=== REQUIREMENT ===
Copy out the material below in full, but not its images.

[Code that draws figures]
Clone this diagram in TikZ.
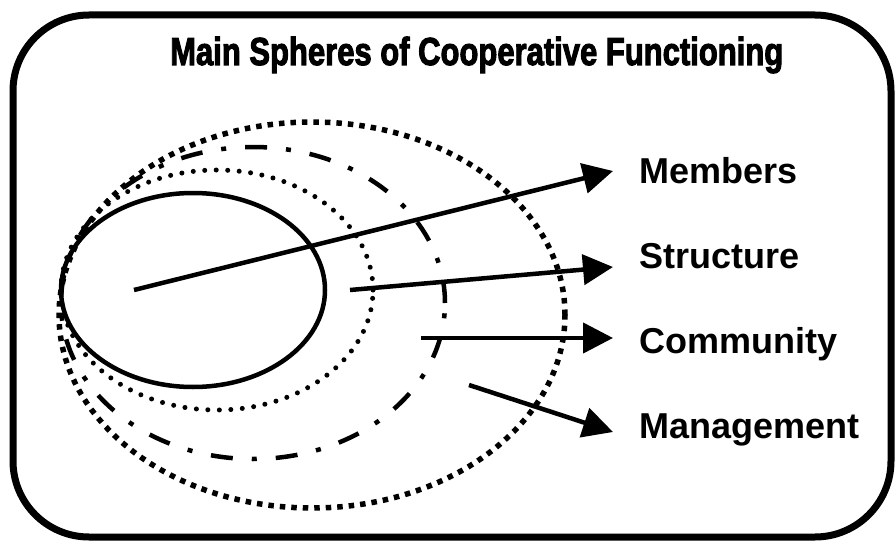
\documentclass[tikz,border=0pt]{standalone}
\usepackage{fontspec}
\usepackage{graphicx}
\setmainfont{Liberation Sans}
\newfontfamily\titlefont{Liberation Sans Bold}[FakeBold=3]
\usetikzlibrary{arrows.meta}
\begin{document}
\begin{tikzpicture}[x=1pt,y=-1pt,
  frame/.style={line width=7pt},
  solidring/.style={line width=4.5pt},
  dotring/.style={line width=5pt,line cap=round,dash pattern=on 0pt off 11.5pt},
  dashdotring/.style={line width=4.5pt,dash pattern=on 22pt off 19pt on 5pt off 19pt},
  squarering/.style={line width=5.5pt,dash pattern=on 5.5pt off 6pt},
  pointer/.style={line width=4.5pt,-{Triangle[length=30pt,width=30pt]}},
  label/.style={anchor=base west,inner sep=0pt,font=\bfseries\fontsize{36pt}{40pt}\selectfont}]
\useasboundingbox (0,0) rectangle (895,543);
\draw[frame,rounded corners=76pt] (13,15) rectangle (891,537);
\node[anchor=base west,inner sep=0pt] (title) at (170,65)
  {\resizebox{613pt}{\height}{\titlefont\fontsize{39pt}{42pt}\selectfont Main Spheres of Cooperative Functioning}};
% spheres
\draw[squarering] (312,315) ellipse [x radius=253pt, y radius=193pt];
\draw[dashdotring] (253,303) ellipse [x radius=192pt, y radius=156pt];
\draw[dotring] (217,290) ellipse [x radius=156pt, y radius=120pt];
\draw[solidring] (193,290) ellipse [x radius=132pt, y radius=97pt];
% labels
\node[label] (members) at (639,183) {Members};
\node[label] (structure) at (639,268) {Structure};
\node[label] (community) at (639,353) {Community};
\node[label] (management) at (639,438) {Management};
% arrow ends
\coordinate (ms) at (134,290);
\coordinate (mt) at (613,171);
\coordinate (ss) at (350,290);
\coordinate (st) at (613,267);
\coordinate (cs) at (421,338);
\coordinate (ct) at (613,338);
\coordinate (gs) at (469,385);
\coordinate (gt) at (613,432);
\draw[pointer] (ms) -- (mt);
\draw[pointer] (ss) -- (st);
\draw[pointer] (cs) -- (ct);
\draw[pointer] (gs) -- (gt);
\end{tikzpicture}
\end{document}
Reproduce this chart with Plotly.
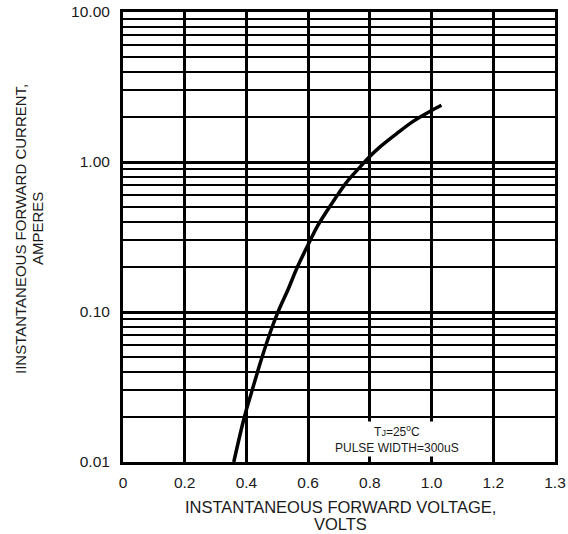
import plotly.graph_objects as go

# Data (forward voltage in V, forward current in A)
voltage = [0.359, 0.393, 0.418, 0.447, 0.479, 0.503, 0.536, 0.563, 0.601, 0.628,
           0.655, 0.687, 0.725, 0.768, 0.798, 0.833, 0.887, 0.94, 0.997, 1.032]
current = [0.01, 0.0198, 0.0298, 0.0473, 0.075, 0.101, 0.143, 0.195, 0.284, 0.367,
           0.452, 0.569, 0.735, 0.925, 1.08, 1.26, 1.545, 1.866, 2.19, 2.39]

x_tickvals = [0, 0.2, 0.4, 0.6, 0.8, 1.0, 1.2, 1.4]
x_ticktext = ["0", "0.2", "0.4", "0.6", "0.8", "1.0", "1.2", "1.3"]
y_tickvals = [0.01, 0.1, 1, 10]
y_ticktext = ["0.01", "0.10", "1.00", "10.00"]

FONT = "Arial, Liberation Sans, sans-serif"
TXT = "#1a1a1a"

fig = go.Figure()
fig.add_trace(go.Scatter(
    x=voltage, y=current, mode="lines",
    line=dict(color="black", width=3.5, shape="spline", smoothing=1),
    hoverinfo="skip", showlegend=False,
))

W, H = 568, 534
ml, mr, mt, mb = 123, 13, 12, 72
pw, ph = W - ml - mr, H - mt - mb


def px(x):
    return (x - ml) / pw


def py(y):
    return (H - mb - y) / ph


fig.update_layout(
    width=W, height=H,
    margin=dict(l=ml, r=mr, t=mt, b=mb, pad=0),
    paper_bgcolor="white", plot_bgcolor="white",
    font=dict(family=FONT, color=TXT, size=15),
    xaxis=dict(
        range=[0, 1.4], tickvals=x_tickvals, ticktext=x_ticktext,
        showgrid=True, gridcolor="black", gridwidth=2.5,
        showline=True, linecolor="black", linewidth=3, mirror=True,
        ticks="", ticklabelstandoff=4, zeroline=False, automargin=False,
        tickfont=dict(size=15.5, family=FONT, color=TXT),
    ),
    yaxis=dict(
        type="log", range=[-2, 1], tickvals=y_tickvals, ticktext=y_ticktext,
        showgrid=True, gridcolor="black", gridwidth=2.5,
        minor=dict(showgrid=True, gridcolor="black", gridwidth=2, dtick="D1"),
        showline=True, linecolor="black", linewidth=3, mirror=True,
        ticks="", ticklabelstandoff=7, zeroline=False, automargin=False,
        tickfont=dict(size=15.5, family=FONT, color=TXT),
    ),
    annotations=[
        dict(text="IINSTANTANEOUS FORWARD CURRENT,", xref="paper", yref="paper",
             x=px(20), y=py(229), xanchor="center", yanchor="middle",
             textangle=-90, showarrow=False, font=dict(size=15, family=FONT, color=TXT)),
        dict(text="AMPERES", xref="paper", yref="paper",
             x=px(37), y=py(229), xanchor="center", yanchor="middle",
             textangle=-90, showarrow=False, font=dict(size=15, family=FONT, color=TXT)),
        dict(text="INSTANTANEOUS FORWARD VOLTAGE,", xref="paper", yref="paper",
             x=px(340), y=py(507), xanchor="center", yanchor="middle",
             showarrow=False, font=dict(size=16.5, family=FONT, color=TXT)),
        dict(text="VOLTS", xref="paper", yref="paper",
             x=px(340), y=py(524), xanchor="center", yanchor="middle",
             showarrow=False, font=dict(size=16.5, family=FONT, color=TXT)),
        dict(text="T<span style='font-size:9px'>J</span>=25<sup>o</sup>C<br>PULSE WIDTH=300uS",
             xref="paper", yref="paper", x=px(397), y=py(439),
             xanchor="center", yanchor="middle", align="center",
             showarrow=False, bgcolor="white", borderpad=1,
             font=dict(size=12, family=FONT, color=TXT)),
    ],
)

fig.write_html(
    "out.html",
    config={"displayModeBar": False},
    post_script="document.body.style.margin='0';document.body.style.overflow='hidden';",
)
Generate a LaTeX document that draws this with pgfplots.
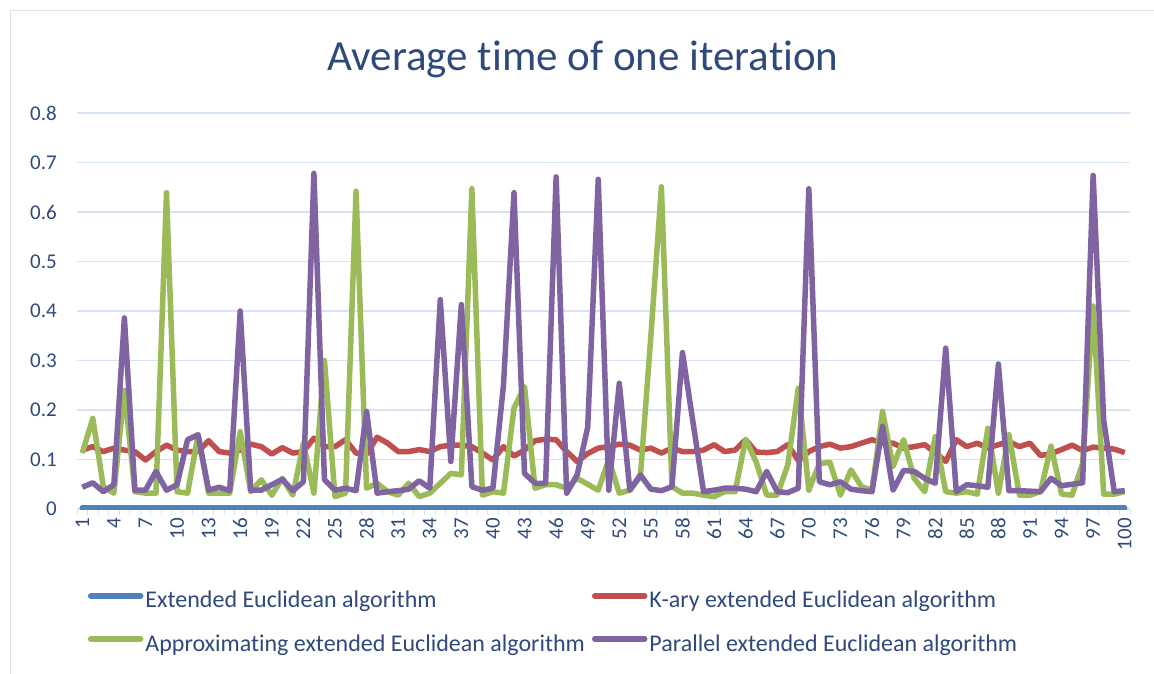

=== SOLUTION BELOW ===
Clone this diagram in TikZ.
\documentclass[tikz,border=0pt]{standalone}
\usepackage{fontspec}
\usepackage{graphicx}
\setmainfont{Liberation Sans}
\newfontfamily\titlefont{Liberation Sans Bold}[FakeBold=3]
\usetikzlibrary{arrows.meta}
\begin{document}
\begin{tikzpicture}[x=1pt,y=-1pt,
  frame/.style={line width=7pt},
  solidring/.style={line width=4.5pt},
  dotring/.style={line width=5pt,line cap=round,dash pattern=on 0pt off 11.5pt},
  dashdotring/.style={line width=4.5pt,dash pattern=on 22pt off 19pt on 5pt off 19pt},
  squarering/.style={line width=5.5pt,dash pattern=on 5.5pt off 6pt},
  pointer/.style={line width=4.5pt,-{Triangle[length=30pt,width=30pt]}},
  label/.style={anchor=base west,inner sep=0pt,font=\bfseries\fontsize{36pt}{40pt}\selectfont}]
\useasboundingbox (0,0) rectangle (895,543);
\draw[frame,rounded corners=76pt] (13,15) rectangle (891,537);
\node[anchor=base west,inner sep=0pt] (title) at (170,65)
  {\resizebox{613pt}{\height}{\titlefont\fontsize{39pt}{42pt}\selectfont Main Spheres of Cooperative Functioning}};
% spheres
\draw[squarering] (312,315) ellipse [x radius=253pt, y radius=193pt];
\draw[dashdotring] (253,303) ellipse [x radius=192pt, y radius=156pt];
\draw[dotring] (217,290) ellipse [x radius=156pt, y radius=120pt];
\draw[solidring] (193,290) ellipse [x radius=132pt, y radius=97pt];
% labels
\node[label] (members) at (639,183) {Members};
\node[label] (structure) at (639,268) {Structure};
\node[label] (community) at (639,353) {Community};
\node[label] (management) at (639,438) {Management};
% arrow ends
\coordinate (ms) at (134,290);
\coordinate (mt) at (613,171);
\coordinate (ss) at (350,290);
\coordinate (st) at (613,267);
\coordinate (cs) at (421,338);
\coordinate (ct) at (613,338);
\coordinate (gs) at (469,385);
\coordinate (gt) at (613,432);
\draw[pointer] (ms) -- (mt);
\draw[pointer] (ss) -- (st);
\draw[pointer] (cs) -- (ct);
\draw[pointer] (gs) -- (gt);
\end{tikzpicture}
\end{document}
Reproduce this chart with Plotly.
import plotly.graph_objects as go

# Data (forward voltage in V, forward current in A)
voltage = [0.359, 0.393, 0.418, 0.447, 0.479, 0.503, 0.536, 0.563, 0.601, 0.628,
           0.655, 0.687, 0.725, 0.768, 0.798, 0.833, 0.887, 0.94, 0.997, 1.032]
current = [0.01, 0.0198, 0.0298, 0.0473, 0.075, 0.101, 0.143, 0.195, 0.284, 0.367,
           0.452, 0.569, 0.735, 0.925, 1.08, 1.26, 1.545, 1.866, 2.19, 2.39]

x_tickvals = [0, 0.2, 0.4, 0.6, 0.8, 1.0, 1.2, 1.4]
x_ticktext = ["0", "0.2", "0.4", "0.6", "0.8", "1.0", "1.2", "1.3"]
y_tickvals = [0.01, 0.1, 1, 10]
y_ticktext = ["0.01", "0.10", "1.00", "10.00"]

FONT = "Arial, Liberation Sans, sans-serif"
TXT = "#1a1a1a"

fig = go.Figure()
fig.add_trace(go.Scatter(
    x=voltage, y=current, mode="lines",
    line=dict(color="black", width=3.5, shape="spline", smoothing=1),
    hoverinfo="skip", showlegend=False,
))

W, H = 568, 534
ml, mr, mt, mb = 123, 13, 12, 72
pw, ph = W - ml - mr, H - mt - mb


def px(x):
    return (x - ml) / pw


def py(y):
    return (H - mb - y) / ph


fig.update_layout(
    width=W, height=H,
    margin=dict(l=ml, r=mr, t=mt, b=mb, pad=0),
    paper_bgcolor="white", plot_bgcolor="white",
    font=dict(family=FONT, color=TXT, size=15),
    xaxis=dict(
        range=[0, 1.4], tickvals=x_tickvals, ticktext=x_ticktext,
        showgrid=True, gridcolor="black", gridwidth=2.5,
        showline=True, linecolor="black", linewidth=3, mirror=True,
        ticks="", ticklabelstandoff=4, zeroline=False, automargin=False,
        tickfont=dict(size=15.5, family=FONT, color=TXT),
    ),
    yaxis=dict(
        type="log", range=[-2, 1], tickvals=y_tickvals, ticktext=y_ticktext,
        showgrid=True, gridcolor="black", gridwidth=2.5,
        minor=dict(showgrid=True, gridcolor="black", gridwidth=2, dtick="D1"),
        showline=True, linecolor="black", linewidth=3, mirror=True,
        ticks="", ticklabelstandoff=7, zeroline=False, automargin=False,
        tickfont=dict(size=15.5, family=FONT, color=TXT),
    ),
    annotations=[
        dict(text="IINSTANTANEOUS FORWARD CURRENT,", xref="paper", yref="paper",
             x=px(20), y=py(229), xanchor="center", yanchor="middle",
             textangle=-90, showarrow=False, font=dict(size=15, family=FONT, color=TXT)),
        dict(text="AMPERES", xref="paper", yref="paper",
             x=px(37), y=py(229), xanchor="center", yanchor="middle",
             textangle=-90, showarrow=False, font=dict(size=15, family=FONT, color=TXT)),
        dict(text="INSTANTANEOUS FORWARD VOLTAGE,", xref="paper", yref="paper",
             x=px(340), y=py(507), xanchor="center", yanchor="middle",
             showarrow=False, font=dict(size=16.5, family=FONT, color=TXT)),
        dict(text="VOLTS", xref="paper", yref="paper",
             x=px(340), y=py(524), xanchor="center", yanchor="middle",
             showarrow=False, font=dict(size=16.5, family=FONT, color=TXT)),
        dict(text="T<span style='font-size:9px'>J</span>=25<sup>o</sup>C<br>PULSE WIDTH=300uS",
             xref="paper", yref="paper", x=px(397), y=py(439),
             xanchor="center", yanchor="middle", align="center",
             showarrow=False, bgcolor="white", borderpad=1,
             font=dict(size=12, family=FONT, color=TXT)),
    ],
)

fig.write_html(
    "out.html",
    config={"displayModeBar": False},
    post_script="document.body.style.margin='0';document.body.style.overflow='hidden';",
)
Generate a LaTeX document that draws this with pgfplots.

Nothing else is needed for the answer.